あこう浪士は赤穂浪士と違います!
お前さんなんで 「備後あこう浪士」なんだい?へえ何度も言い続けたんですがね、繰り返すのもなんですからもう一度お耳を汚させていただきます。
私の住処が備後の国、で備後は納まります。次の あこう なんですが、これは魚の名前で御座いまして別名(キジハタ)と申しまして、ハタの仲間で御座います。一時は大変数が少なくなりまして、幻の高級魚と呼ばれたもので御座います。無いものねだり、無いとなれば手に入れたい、手に入れば賞賛されると言う代物で御座いまして、備後の次のあこうが収まってまいります。あとは赤穂浪士にかこつけて、目出度く 備後あこう浪士となる次第で御座います。
あこうという魚 夫婦で住んでいると巷間言われますが、この魚 雌雄同体と申しまして、最初小さい頃オスで、大きくなるとメスに変わってまいります。そのままの人もおいでです。
このような魚は他にもありまして、チヌなどもその類です。
この魚は夜行性でして私どもは真昼間眠っておるところをたたき起こして足元までおいで願います。それを釣るということになってまいりまして、寝ぼけ眼の魚を釣るなどと、あまり行儀の良いことではありません。
なかなか、食ってくれぬことが多くて、1ヶ月も2ヶ月も竿先がピクリとも しない事などざらですから、それはほとんど修行に近いこととなって参ります。
なぜ あこう かと申しますと、他の魚と格がちがいますからチヌの100匹と比べるのさえ憚られます。 他の人がいくら他の魚を釣ろうが、まったく意に介しません。 一匹釣れば肩で風を切ることが出来るのですから、これはもう麻薬です。
思うようにならぬは世の常、どうにもなら無い場合は、次の一手 神頼みがあるので安心できることです。
この近所にあります神社、浪士様の目に止まったのが運の付き、浪士様の千社札など貼られています。
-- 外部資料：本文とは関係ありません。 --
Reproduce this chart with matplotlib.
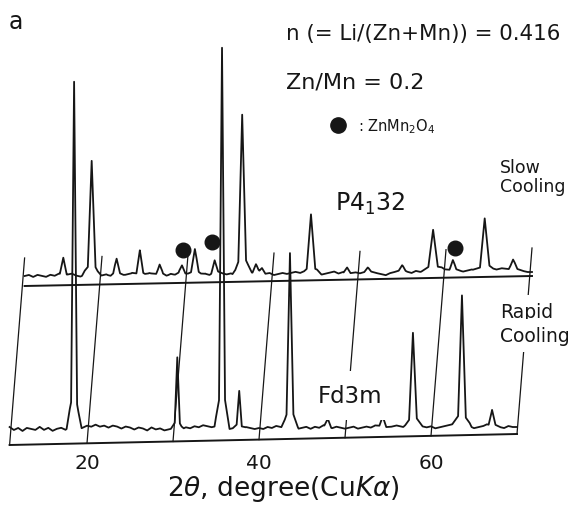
import numpy as np
import matplotlib
matplotlib.use("Agg")
import matplotlib.pyplot as plt

plt.rcParams['font.family'] = ['DejaVu Sans']
plt.rcParams['mathtext.fontset'] = 'dejavusans'

# ---------------- data ----------------
grid_start, grid_end, grid_step = 11.0, 70.0, 0.5

# Slow cooling (upper trace): peak 2theta (deg), height (a.u.), half width (deg)
slow_pos = [15.5, 18.8, 21.7, 24.4, 26.7, 29.3, 30.8, 33.1, 36.3, 37.9, 38.6,
            44.3, 48.5, 50.9, 54.9, 58.5, 60.8, 64.5, 67.8]
slow_h = [19, 114, 15, 24, 10, 8, 24, 13, 157, 8, 5,
          59, 7, 4, 5, 41, 10, 52, 10]
slow_hw = [0.4, 0.45, 0.4, 0.4, 0.4, 0.4, 0.45, 0.4, 0.45, 0.4, 0.4,
           0.5, 0.4, 0.4, 0.4, 0.55, 0.4, 0.55, 0.5]
slow_noise = [0, 1, -1, 1, 0, -1, 1, 0, 1, -1, 0, 2, 0, -1, 1, 0, 1, -1,
              0, 1, -1, 2, 1, 0, 1, 2, 0, 1, 0, 2, 1, 0, 1, -1, 1, 0, 2, 1,
              0, 1, 2, 0, 1, -1, 1, 2, 1, 0, 1, -1, 2, 3, 2, 1, 2, 1, 0, 1,
              -1, 0, 1, 0, 1, 2, 1, 0, 1, 0, 1, -1, 0, 1, 2, 0, 1, -1, 0, 1,
              0, 1, 2, 1, 0, -1, -2, 0, 1, 2, 3, 1, 0, 2, 1, 2, 3, 2, 3, 4,
              3, 2, 3, 2, 1, 2, 3, 2, 1, 2, 3, 2, 3, 4, 3, 2, 3, 2, 1, 0,
              0]

# Rapid cooling (lower trace)
rapid_pos = [18.5, 30.5, 35.7, 37.7, 43.6, 48.0, 54.4, 57.9, 63.6, 67.1]
rapid_h = [347, 70, 380, 37, 173, 9, 12, 92, 131, 17]
rapid_hw = [0.35, 0.3, 0.35, 0.3, 0.4, 0.4, 0.4, 0.45, 0.45, 0.4]
rapid_noise = [2, -1, 1, -2, 1, 0, -1, 2, -1, 1, -2, 0, 1, -1, 2, 0, -1, 1,
               3, 2, 4, 2, 3, 1, 3, 2, 0, 2, 1, -1, 1, 0, -2, 1, -1, 0, -2, -1,
               0, 1, -1, 1, 0, 2, 1, 3, 2, 1, 2, 0, 1, -1, 0, 1, -1, 1, 0, -1,
               0, -1, 1, 0, 2, 1, 0, 2, 1, -1, 0, 1, -1, 1, 0, 2, 0, -1, 1, 0,
               -1, 0, 1, -1, 0, 1, 0, 2, 1, -1, 0, 1, 2, 1, 0, 1, 3, 2, 1, 0,
               1, -1, 0, 1, 2, 3, 2, 1, 0, 1, -1, 0, 1, 2, 0, 1, 0, -1, 1, 0,
               0]

# ZnMn2O4 markers on the slow-cooling pattern
znmn_pos = [29.4, 32.8, 61.0]
znmn_h = [25, 33, 25]

frame_ticks = [11, 20, 30, 40, 50, 60, 70]
tick_labels = [20, 40, 60]

# ---------------- layout ----------------
W, H = 575, 506
PX_PER_DEG = 8.6
X20 = 87.0
SHIFT = 15.0 / PX_PER_DEG        # upper frame offset (deg)
INK = '#161616'


def lower_axis_y(t):
    return 60 + (np.asarray(t) - 11) * 11 / 59


def lower_base_y(t):
    return 76 + (np.asarray(t) - 11) * 2 / 59


def upper_axis_y(t):
    return 219 + (np.asarray(t) - 11) * 10 / 59


def upper_base_y(t):
    return 229 + (np.asarray(t) - 11) * 4 / 59


def px(x, y):
    """pixel position -> data coords of the full-figure axes"""
    return 20 + (x - X20) / PX_PER_DEG, H - y


def pattern(pos, h, hw, noise):
    grid = np.arange(grid_start, grid_end + 1e-9, grid_step)
    pos = np.asarray(pos, float)
    hw = np.asarray(hw, float)
    extra = np.concatenate([pos - 2.5 * hw, pos - hw, pos - hw * 0.15, pos,
                            pos + hw * 0.15, pos + hw, pos + 2.5 * hw])
    xs = np.unique(np.concatenate([grid, extra]))
    xs = xs[(xs >= grid_start) & (xs <= grid_end)]
    ys = np.interp(xs, grid, noise).astype(float)
    for p, hh, w in zip(pos, h, hw):
        ys += 0.88 * hh * np.clip(1 - np.abs(xs - p) / w, 0, None)
        ys += 0.12 * hh * np.clip(1 - np.abs(xs - p) / (2.5 * w), 0, None)
    return xs, ys


fig = plt.figure(figsize=(W / 100, H / 100), dpi=100)
ax = fig.add_axes([0, 0, 1, 1])
ax.set_xlim(20 - X20 / PX_PER_DEG, 20 + (W - X20) / PX_PER_DEG)
ax.set_ylim(0, H)
ax.axis('off')

# lower (rapid cooling) trace
xl, yl = pattern(rapid_pos, rapid_h, rapid_hw, rapid_noise)
ax.plot(xl, yl + lower_base_y(xl), color=INK, lw=1.3, zorder=3)
# upper (slow cooling) trace
xu, yu = pattern(slow_pos, slow_h, slow_hw, slow_noise)
ax.plot(xu + SHIFT, yu + upper_base_y(xu), color=INK, lw=1.3, zorder=3)

# frame axes lines
ends = np.array([grid_start, grid_end])
ax.plot(ends, lower_axis_y(ends), color=INK, lw=1.4, zorder=2)
ax.plot(ends + SHIFT, upper_axis_y(ends), color=INK, lw=1.4, zorder=2)

# connecting lines between the two frames
for t in frame_ticks:
    ax.plot([t, t + SHIFT], [lower_axis_y(t), upper_axis_y(t) + 28],
            color=INK, lw=0.9, zorder=2)

# ZnMn2O4 dots
zp = np.asarray(znmn_pos)
ax.plot(zp + SHIFT, upper_base_y(zp) + np.asarray(znmn_h), 'o', color=INK,
        ms=10.5, zorder=4)

# tick labels
for t in tick_labels:
    ax.text(t, H - 469, str(t), ha='center', va='baseline', fontsize=14.5,
            color=INK)

ax.text(*px(167, 496), r'2$\theta$, degree(Cu$K\alpha$)', ha='left',
        va='baseline', fontsize=19, color=INK)

# annotations
ax.text(*px(9, 29), 'a', fontsize=17, ha='left', va='baseline', color=INK)
ax.text(*px(286, 40), 'n (= Li/(Zn+Mn)) = 0.416', fontsize=15.4,
        ha='left', va='baseline', color=INK)
ax.text(*px(286, 88), 'Zn/Mn = 0.2', fontsize=16, ha='left',
        va='baseline', color=INK)
ax.plot(*px(338, 126), 'o', color=INK, ms=11, zorder=4)
ax.text(*px(358, 131), r': ZnMn$_2$O$_4$', fontsize=10.5, ha='left',
        va='baseline', color=INK)
ax.text(*px(500, 173), 'Slow', fontsize=12.5, ha='left', va='baseline',
        color=INK)
ax.text(*px(500, 192), 'Cooling', fontsize=12.5, ha='left', va='baseline',
        color=INK)
ax.text(*px(335, 211), r'P4$_1$32', fontsize=17, ha='left', va='baseline',
        color=INK)

white = dict(boxstyle='square,pad=0.35', fc='white', ec='none')
ax.text(*px(318, 403), 'Fd3m', fontsize=16.5, ha='left', va='baseline',
        color=INK, bbox=dict(boxstyle='square,pad=0.55', fc='white',
                             ec='none'), zorder=5)
ax.text(*px(500, 318), 'Rapid', fontsize=13.5, ha='left', va='baseline',
        color=INK, bbox=white, zorder=5)
ax.text(*px(500, 342), 'Cooling', fontsize=13.5, ha='left', va='baseline',
        color=INK, bbox=white, zorder=5)

fig.savefig('out.png', dpi=100, facecolor='white')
逃がすものですか。わずかばかりの賽銭に目が眩んだばっかりにやれ魚が釣れるようにしろだの、宝くじの当たりは順番をすっ飛ばして、次あたりに当選させろなど仕事をいっぱいさせてやります。
ちゃんと仕事をしない場合、競争入札に掛けるか、焼き討ちにすると、小さな声でささやいておきましたから、仕事はするはずです。頼んだぞ!